Saskatchewan

Top Chef winner opening Regina restaurant after closure of 2 local eateries

Two Regina restaurants are closing their doors, making way for a new fine-dining establishment modelled after three successful locations in Saskatoon.

Malt City to be replaced by owners of Saskatoon's Ayden Kitchen & Bar

Dale MacKay, the co-owner of three restaurants in Saskatoon, was the first winner of Top Chef Canada. He plans to open a restaurant in Regina by next spring. (Facebook/Ayden Kitchen & Bar)

Two Regina restaurants are closing their doors, making way for a new fine-dining establishment modelled after three successful locations in Saskatoon.

Flip Eatery and Drink recently announced on Facebook that after 6 years of serving downtown, they have sold the restaurant.

It came on the heels of Malt City closing, another upscale restaurant owned by the same people.

Dave Straub, executive chef and co-owner of both, said Malt City wasn't paying the bills.

When it came to Flip, he said the ownership group was given an opportunity to sell and took it, in hopes of going in "a different direction."

"A lot of people are upset about it. It did definitely come as a surprise," said Straub. "I think Flip helped downtown Regina. The downtown at that time, I think, was ready to jump up.

"It was a ghost town before 2011, but there was a good surge of people coming downtown, staying downtown and I think we kind of caught that wave."
Flip Eatery and Drink has been open in Regina for six years. It will be closing its doors at the end of November. (Facebook/Flip Eatery and Drink)

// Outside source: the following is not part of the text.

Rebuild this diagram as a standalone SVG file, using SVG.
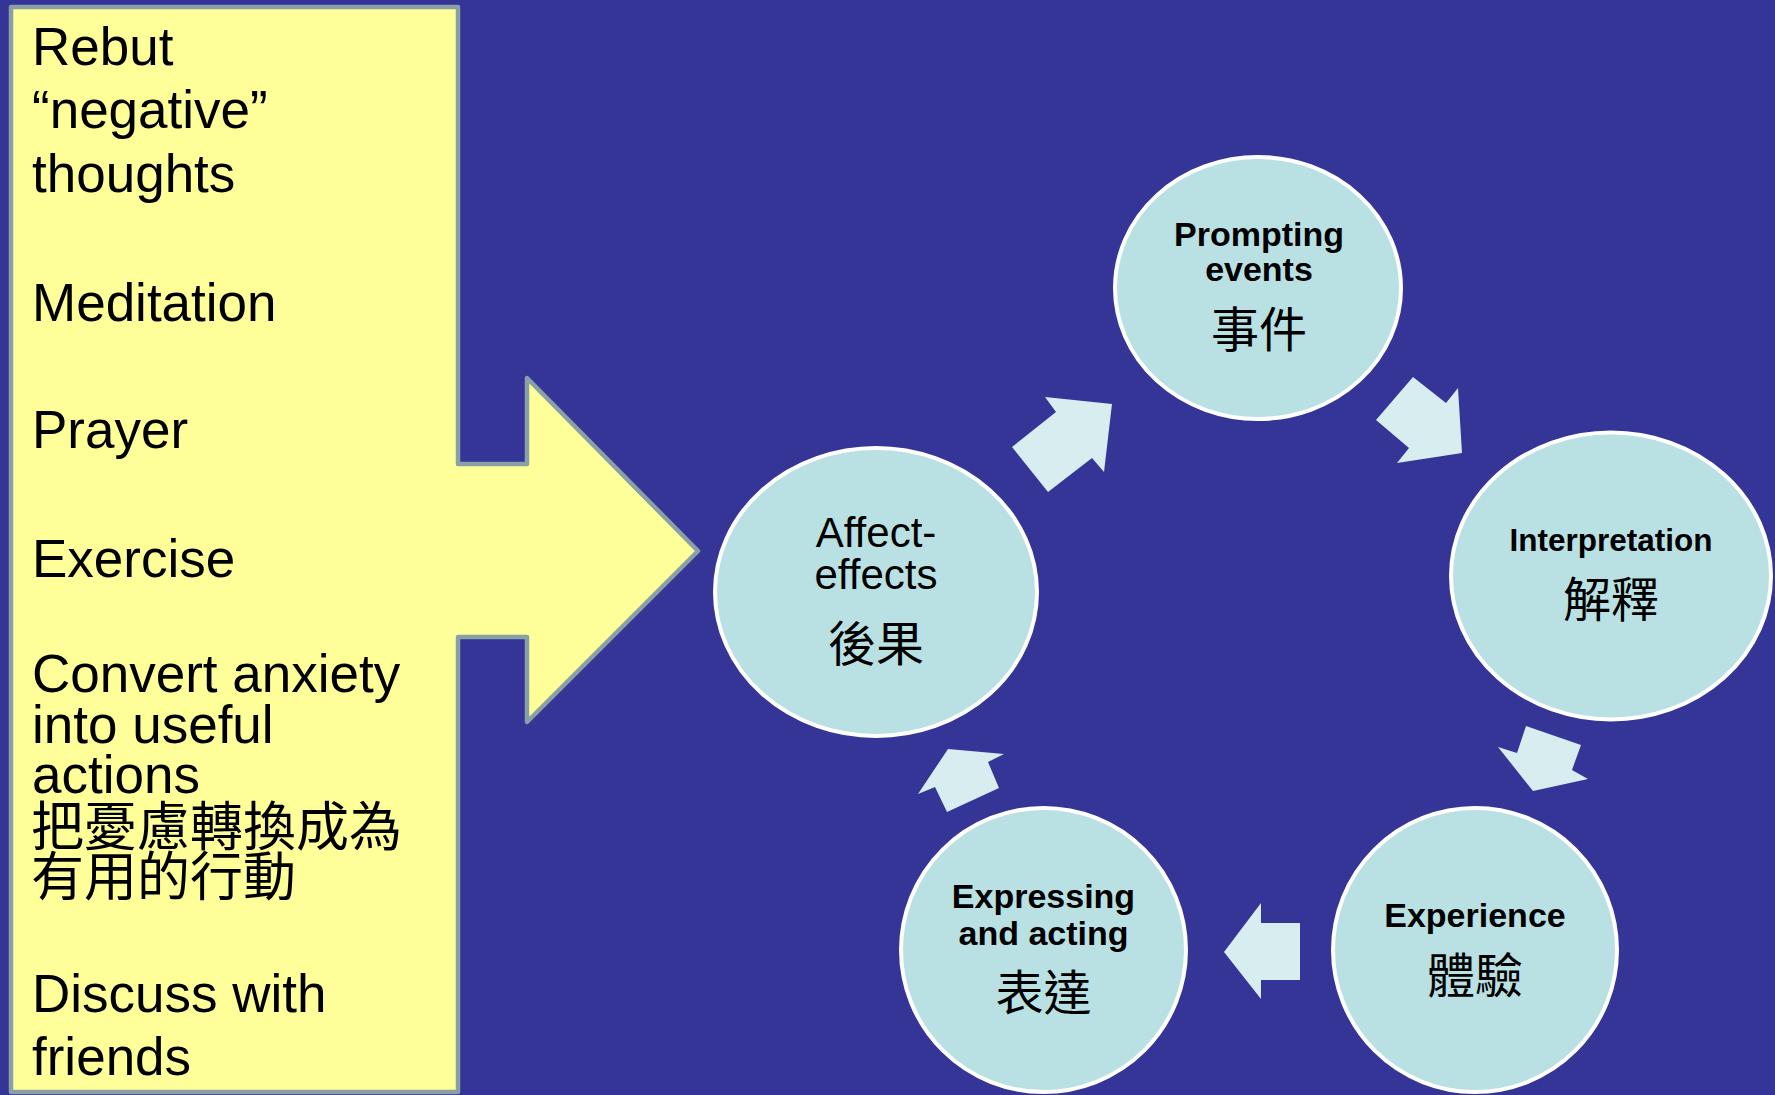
<svg xmlns="http://www.w3.org/2000/svg" width="1775" height="1095" viewBox="0 0 1775 1095">
  <style>
    .list { font-family: "Liberation Sans", Arial, sans-serif; font-size: 53px; fill: #000; }
    .cjk { font-family: "Liberation Sans", "Noto Sans CJK TC", sans-serif; font-size: 53px; }
    .node { fill: #B9E0E3; stroke: #FFFFFF; stroke-width: 4; }
    .lbl { font-family: "Liberation Sans", Arial, sans-serif; font-weight: bold; font-size: 34px; fill: #000; text-anchor: middle; }
    .lblr { font-family: "Liberation Sans", Arial, sans-serif; font-size: 42px; fill: #000; text-anchor: middle; }
    .zh { font-family: "Noto Sans CJK TC", "Noto Sans CJK SC", sans-serif; font-size: 48px; fill: #000; text-anchor: middle; }
    .flow { fill: #D8EDF0; stroke: none; }
  </style>
  <rect x="0" y="0" width="1775" height="1095" fill="#353598"/>

  <g id="strategies">
    <polygon points="11,7 458,7 458,464 527,464 527,378 698,551 527,722 527,637 458,637 458,1092 11,1092" fill="#FFFF99" stroke="#88A0A6" stroke-width="4.5" stroke-linejoin="round"/>
    <text class="list" x="32" y="65">Rebut</text>
    <text class="list" x="32" y="128">“negative”</text>
    <text class="list" x="32" y="192">thoughts</text>
    <text class="list" x="32" y="321">Meditation</text>
    <text class="list" x="32" y="448">Prayer</text>
    <text class="list" x="32" y="577">Exercise</text>
    <text class="list" x="32" y="692">Convert anxiety</text>
    <text class="list" x="32" y="743">into useful</text>
    <text class="list" x="32" y="793">actions</text>
    <text class="list cjk" x="31" y="846">把憂慮轉換成為</text>
    <text class="list cjk" x="31" y="896">有用的行動</text>
    <text class="list" x="32" y="1012">Discuss with</text>
    <text class="list" x="32" y="1075">friends</text>
  </g>

  <g id="connectors">
    <polygon class="flow" points="1045,397 1112,404 1104,472 1092,458 1048,492 1012,447 1056,412"/>
    <polygon class="flow" points="1413,377 1446,403 1458,388 1462,453 1397,463 1409,448 1376,420"/>
    <polygon class="flow" points="1526,726 1581,745 1572,770 1588,779 1533,791 1498,747 1517,753"/>
    <polygon class="flow" points="1300,923 1300,980 1261,980 1261,999 1224,952 1261,903 1261,923"/>
    <polygon class="flow" points="948,749 1004,754 988,762 999,788 947,812 935,787 918,794"/>
  </g>

  <g id="prompting">
    <ellipse class="node" cx="1258" cy="288" rx="143" ry="131"/>
    <text class="lbl" x="1259" y="246">Prompting</text>
    <text class="lbl" x="1259" y="281">events</text>
    <text class="zh" x="1259" y="347">事件</text>
  </g>

  <g id="interpretation">
    <ellipse class="node" cx="1611" cy="576" rx="160" ry="143.5"/>
    <text class="lbl" x="1611" y="551" style="font-size:31.5px">Interpretation</text>
    <text class="zh" x="1611" y="617">解釋</text>
  </g>

  <g id="experience">
    <ellipse class="node" cx="1475" cy="950" rx="142" ry="142"/>
    <text class="lbl" x="1475" y="927">Experience</text>
    <text class="zh" x="1475" y="993">體驗</text>
  </g>

  <g id="expressing">
    <ellipse class="node" cx="1043.5" cy="950" rx="142.5" ry="142"/>
    <text class="lbl" x="1043.5" y="908">Expressing</text>
    <text class="lbl" x="1043.5" y="945">and acting</text>
    <text class="zh" x="1043.5" y="1010">表達</text>
  </g>

  <g id="affect">
    <ellipse class="node" cx="876" cy="592" rx="161" ry="144"/>
    <text class="lblr" x="876" y="547">Affect-</text>
    <text class="lblr" x="876" y="589">effects</text>
    <text class="zh" x="876" y="661">後果</text>
  </g>
</svg>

Originally, Straub said he and his team considered opening a simple burger joint, but wanted to to offer something unique — something the city could be proud of.

Flip has repeatedly been voted Best Regina Restaurant by readers of Prairie Dog magazine, but will only be open for another month.

Throughout the years, Straub said Flip has faced rapid employee turnover and increased costs.

"It's a very fine line that you have to run," he said, explaining that people have to be a little crazy to open a restaurant.

Straub said Flip's closure is bittersweet but he's excited for new opportunities. He didn't say what those opportunities may be.

"I really enjoy seeing smiles on people's faces when they eat my food. It's one of the biggest reasons why I do it and why I open restaurants," he said.
Straub said he opened Flip Eatery and Drink to bring a unique experience to Regina. (Facebook/Flip Eatery and Drink)

Making way for the new

While Flip's farewell might be sad for some Regina foodies, there is some good news on the horizon.

The people responsible for some of Saskatoon's most well known fine-dining restaurants are planning on expanding to Regina.

Dale MacKay is the chef and co-owner of the Grassroots Restaurant Group, which is responsible for Ayden Kitchen and Bar, Little Grouse on the Prairie, and Sticks and Stones in Saskatoon.

The group have signed on to take over the former location of Malt City, on the corner of Cornwall Street and 11th Avenue in Regina.

After what he calls "extensive renos," they are shooting to open in early June 2018.

With experience in Japan, New York, London and Rome, MacKay — the first winner of Top Chef Canada — said he and his team are ready to take on the Queen City.

"We're not coming there to show off, we're coming there to hopefully give something that Regina doesn't already have and that's our food and our service," MacKay said. "We definitely attract a very good staff and we tend to keep our staff for long periods of time.

"We're very active partners. We work 14 hours a day, we try very hard."

MacKay said future customers can look forward to decadent dishes and a large variety of cocktails, that Regina doesn't now have.

Prior to buying, the Grassroots team took four trips up to the city, dining out at four or five different places a day as research.
McKay said Regina residents can look forward to "more refined" dining at his new restaurant. (Facebook/Ayden Kitchen & Bar)

MacKay said the landscape of dining worldwide has changed in recent years and Regina's appetite is changing too.

"They want something more refined. They want to feel cool, they want to feel sexy when they go out to eat," he said.

Grassroots will be hosting four pop-up shops in Regina in January, February and March to give locals an idea of what to expect at their future restaurant.